TokenFocus-VQA: Enhancing Text-to-Image Alignment with Position-Aware Focus and Multi-Perspective Aggregations on LVLMs
Zijian Zhang, Xuhui Zheng, Xuecheng Wu, Chong Peng, Xuezhi Cao
TL;DR
TokenFocus-VQA tackles the challenge of fine-grained text-to-image alignment evaluation by moving beyond global similarity metrics to token-level, position-aware supervision within a large vision-language model (LVLM)–driven VQA framework. By focusing loss on the first generated token corresponding to crucial semantic elements and mapping its probability distribution to a numeric score via an expected-value calculation, the method achieves finer-grained alignment measurements. The framework further enhances robustness through external structural information prompting and a hierarchical ensemble (bagging, stacking, blending) that aggregates multi-perspective assessments across diverse LVLM architectures.

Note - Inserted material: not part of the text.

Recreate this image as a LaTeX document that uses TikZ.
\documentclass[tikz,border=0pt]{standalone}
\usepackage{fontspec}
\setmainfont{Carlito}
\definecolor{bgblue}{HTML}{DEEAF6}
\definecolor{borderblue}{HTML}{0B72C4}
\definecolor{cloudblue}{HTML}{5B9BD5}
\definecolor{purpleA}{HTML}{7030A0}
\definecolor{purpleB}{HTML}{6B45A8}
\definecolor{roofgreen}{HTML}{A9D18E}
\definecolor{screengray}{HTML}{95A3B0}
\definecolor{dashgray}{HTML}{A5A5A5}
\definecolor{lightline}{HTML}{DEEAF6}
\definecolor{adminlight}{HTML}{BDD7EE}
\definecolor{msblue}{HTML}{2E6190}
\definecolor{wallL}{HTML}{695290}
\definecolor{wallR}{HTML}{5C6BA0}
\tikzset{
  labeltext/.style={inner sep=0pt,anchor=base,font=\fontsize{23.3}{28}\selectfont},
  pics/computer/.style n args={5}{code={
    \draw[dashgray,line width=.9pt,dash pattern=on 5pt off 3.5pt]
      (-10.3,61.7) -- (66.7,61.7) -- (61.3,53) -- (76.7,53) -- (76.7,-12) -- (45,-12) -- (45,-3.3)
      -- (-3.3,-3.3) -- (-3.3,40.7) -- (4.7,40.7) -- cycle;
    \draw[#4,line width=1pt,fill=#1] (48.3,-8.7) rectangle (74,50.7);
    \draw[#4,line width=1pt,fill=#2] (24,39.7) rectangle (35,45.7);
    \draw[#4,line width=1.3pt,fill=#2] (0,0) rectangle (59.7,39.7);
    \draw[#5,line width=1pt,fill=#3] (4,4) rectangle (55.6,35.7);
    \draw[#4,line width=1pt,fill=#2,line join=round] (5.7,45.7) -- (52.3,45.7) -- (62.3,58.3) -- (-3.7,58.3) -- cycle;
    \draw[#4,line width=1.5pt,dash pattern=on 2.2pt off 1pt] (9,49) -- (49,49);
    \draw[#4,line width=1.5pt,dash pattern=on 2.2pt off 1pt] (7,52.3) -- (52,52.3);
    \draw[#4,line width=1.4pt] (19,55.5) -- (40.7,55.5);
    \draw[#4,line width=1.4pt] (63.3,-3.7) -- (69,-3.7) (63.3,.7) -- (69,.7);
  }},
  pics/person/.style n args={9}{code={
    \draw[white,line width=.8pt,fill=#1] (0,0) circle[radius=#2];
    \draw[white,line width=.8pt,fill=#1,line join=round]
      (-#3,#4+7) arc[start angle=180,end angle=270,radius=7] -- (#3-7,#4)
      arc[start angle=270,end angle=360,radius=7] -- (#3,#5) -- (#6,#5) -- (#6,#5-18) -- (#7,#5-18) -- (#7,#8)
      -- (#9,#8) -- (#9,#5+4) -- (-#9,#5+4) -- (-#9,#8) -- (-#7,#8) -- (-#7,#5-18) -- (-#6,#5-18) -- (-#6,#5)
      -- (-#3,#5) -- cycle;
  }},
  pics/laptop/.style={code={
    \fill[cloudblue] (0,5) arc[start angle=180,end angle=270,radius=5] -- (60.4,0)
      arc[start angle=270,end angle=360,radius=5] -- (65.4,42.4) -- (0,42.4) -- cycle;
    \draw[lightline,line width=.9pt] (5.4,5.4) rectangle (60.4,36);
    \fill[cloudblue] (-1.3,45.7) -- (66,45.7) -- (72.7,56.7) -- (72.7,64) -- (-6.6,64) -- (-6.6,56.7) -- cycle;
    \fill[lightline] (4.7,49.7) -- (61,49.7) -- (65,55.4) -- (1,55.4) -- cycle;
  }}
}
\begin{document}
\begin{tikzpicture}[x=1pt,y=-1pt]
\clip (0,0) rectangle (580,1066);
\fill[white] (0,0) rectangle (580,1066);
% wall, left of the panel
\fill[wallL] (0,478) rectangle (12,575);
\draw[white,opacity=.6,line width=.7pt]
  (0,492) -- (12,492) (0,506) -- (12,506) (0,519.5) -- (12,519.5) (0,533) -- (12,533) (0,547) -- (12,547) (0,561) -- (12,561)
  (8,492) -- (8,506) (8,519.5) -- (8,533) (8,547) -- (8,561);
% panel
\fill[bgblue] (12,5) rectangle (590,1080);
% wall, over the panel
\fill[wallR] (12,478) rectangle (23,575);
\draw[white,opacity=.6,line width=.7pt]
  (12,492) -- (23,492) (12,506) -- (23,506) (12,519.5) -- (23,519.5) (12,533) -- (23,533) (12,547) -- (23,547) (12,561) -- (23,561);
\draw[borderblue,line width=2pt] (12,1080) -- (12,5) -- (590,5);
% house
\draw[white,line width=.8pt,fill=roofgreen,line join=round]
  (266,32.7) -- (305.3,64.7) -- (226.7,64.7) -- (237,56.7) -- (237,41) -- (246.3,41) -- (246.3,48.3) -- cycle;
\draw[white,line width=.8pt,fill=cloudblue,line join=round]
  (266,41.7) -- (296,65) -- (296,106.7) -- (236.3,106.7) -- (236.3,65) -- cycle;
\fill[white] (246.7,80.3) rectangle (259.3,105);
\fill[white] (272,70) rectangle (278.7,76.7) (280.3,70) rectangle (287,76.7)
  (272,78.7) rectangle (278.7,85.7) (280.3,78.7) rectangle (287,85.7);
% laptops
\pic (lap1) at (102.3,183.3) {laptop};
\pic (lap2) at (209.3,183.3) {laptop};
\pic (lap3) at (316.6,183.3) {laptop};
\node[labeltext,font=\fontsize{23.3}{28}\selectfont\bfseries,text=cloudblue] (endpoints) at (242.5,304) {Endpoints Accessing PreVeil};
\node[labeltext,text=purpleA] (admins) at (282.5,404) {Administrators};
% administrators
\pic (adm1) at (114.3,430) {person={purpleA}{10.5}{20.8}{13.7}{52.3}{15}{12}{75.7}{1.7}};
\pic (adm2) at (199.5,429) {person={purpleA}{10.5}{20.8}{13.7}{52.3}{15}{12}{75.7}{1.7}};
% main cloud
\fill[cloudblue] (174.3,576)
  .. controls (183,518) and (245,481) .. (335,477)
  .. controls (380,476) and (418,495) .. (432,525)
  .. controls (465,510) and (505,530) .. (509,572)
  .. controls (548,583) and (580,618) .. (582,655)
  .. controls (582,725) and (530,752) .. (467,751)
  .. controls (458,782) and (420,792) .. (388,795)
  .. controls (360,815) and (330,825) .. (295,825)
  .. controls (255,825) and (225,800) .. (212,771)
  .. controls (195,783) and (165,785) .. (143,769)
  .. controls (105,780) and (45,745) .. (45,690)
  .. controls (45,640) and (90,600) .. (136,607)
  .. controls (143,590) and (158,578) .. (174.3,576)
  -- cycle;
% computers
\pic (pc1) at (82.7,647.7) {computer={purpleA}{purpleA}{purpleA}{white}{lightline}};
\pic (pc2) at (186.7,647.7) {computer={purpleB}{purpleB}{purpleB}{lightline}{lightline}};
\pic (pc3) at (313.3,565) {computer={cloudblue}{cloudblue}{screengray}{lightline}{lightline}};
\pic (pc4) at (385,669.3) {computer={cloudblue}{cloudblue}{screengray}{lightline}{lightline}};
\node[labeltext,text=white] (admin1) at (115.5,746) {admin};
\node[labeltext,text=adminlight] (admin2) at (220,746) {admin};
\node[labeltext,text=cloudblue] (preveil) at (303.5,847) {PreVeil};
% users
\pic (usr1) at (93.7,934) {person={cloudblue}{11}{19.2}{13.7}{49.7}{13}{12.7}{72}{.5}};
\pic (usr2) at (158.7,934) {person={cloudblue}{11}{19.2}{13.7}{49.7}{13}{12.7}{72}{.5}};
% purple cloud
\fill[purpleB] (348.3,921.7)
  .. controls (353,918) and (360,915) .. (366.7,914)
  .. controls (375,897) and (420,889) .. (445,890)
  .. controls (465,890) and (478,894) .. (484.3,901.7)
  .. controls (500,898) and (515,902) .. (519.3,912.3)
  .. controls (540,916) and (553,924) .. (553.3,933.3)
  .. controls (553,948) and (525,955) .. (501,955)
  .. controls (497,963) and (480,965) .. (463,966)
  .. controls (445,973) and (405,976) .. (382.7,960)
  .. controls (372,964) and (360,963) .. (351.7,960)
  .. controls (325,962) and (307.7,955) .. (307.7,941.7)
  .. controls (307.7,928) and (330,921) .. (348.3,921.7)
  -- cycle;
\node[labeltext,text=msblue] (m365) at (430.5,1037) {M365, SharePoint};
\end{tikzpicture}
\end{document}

Empirical results on NTIRE 2025 Track 1 and EvalMuse-40K demonstrate state-of-the-art or competitive performance, with substantial gains in both holistic alignment metrics (SRCC, PLCC) and element-level accuracy, highlighting the practical impact for syntheses quality assessment and model refinement. The work lays groundwork for more expressive, token-aware evaluation pipelines and suggests future directions in dynamic vocabulary adaptation and deeper cross-modal reasoning components.
Abstract
While text-to-image (T2I) generation models have achieved remarkable progress in recent years, existing evaluation methodologies for vision-language alignment still struggle with the fine-grained semantic matching. Current approaches based on global similarity metrics often overlook critical token-level correspondences between textual descriptions and visual content. To this end, we present TokenFocus-VQA, a novel evaluation framework that leverages Large Vision-Language Models (LVLMs) through visual question answering (VQA) paradigm with position-specific probability optimization. Our key innovation lies in designing a token-aware loss function that selectively focuses on probability distributions at pre-defined vocabulary positions corresponding to crucial semantic elements, enabling precise measurement of fine-grained semantical alignment. The proposed framework further integrates ensemble learning techniques to aggregate multi-perspective assessments from diverse LVLMs architectures, thereby achieving further performance enhancement. Evaluated on the NTIRE 2025 T2I Quality Assessment Challenge Track 1, our TokenFocus-VQA ranks 2nd place (0.8445, only 0.0001 lower than the 1st method) on public evaluation and 2nd place (0.8426) on the official private test set, demonstrating superiority in capturing nuanced text-image correspondences compared to conventional evaluation methods.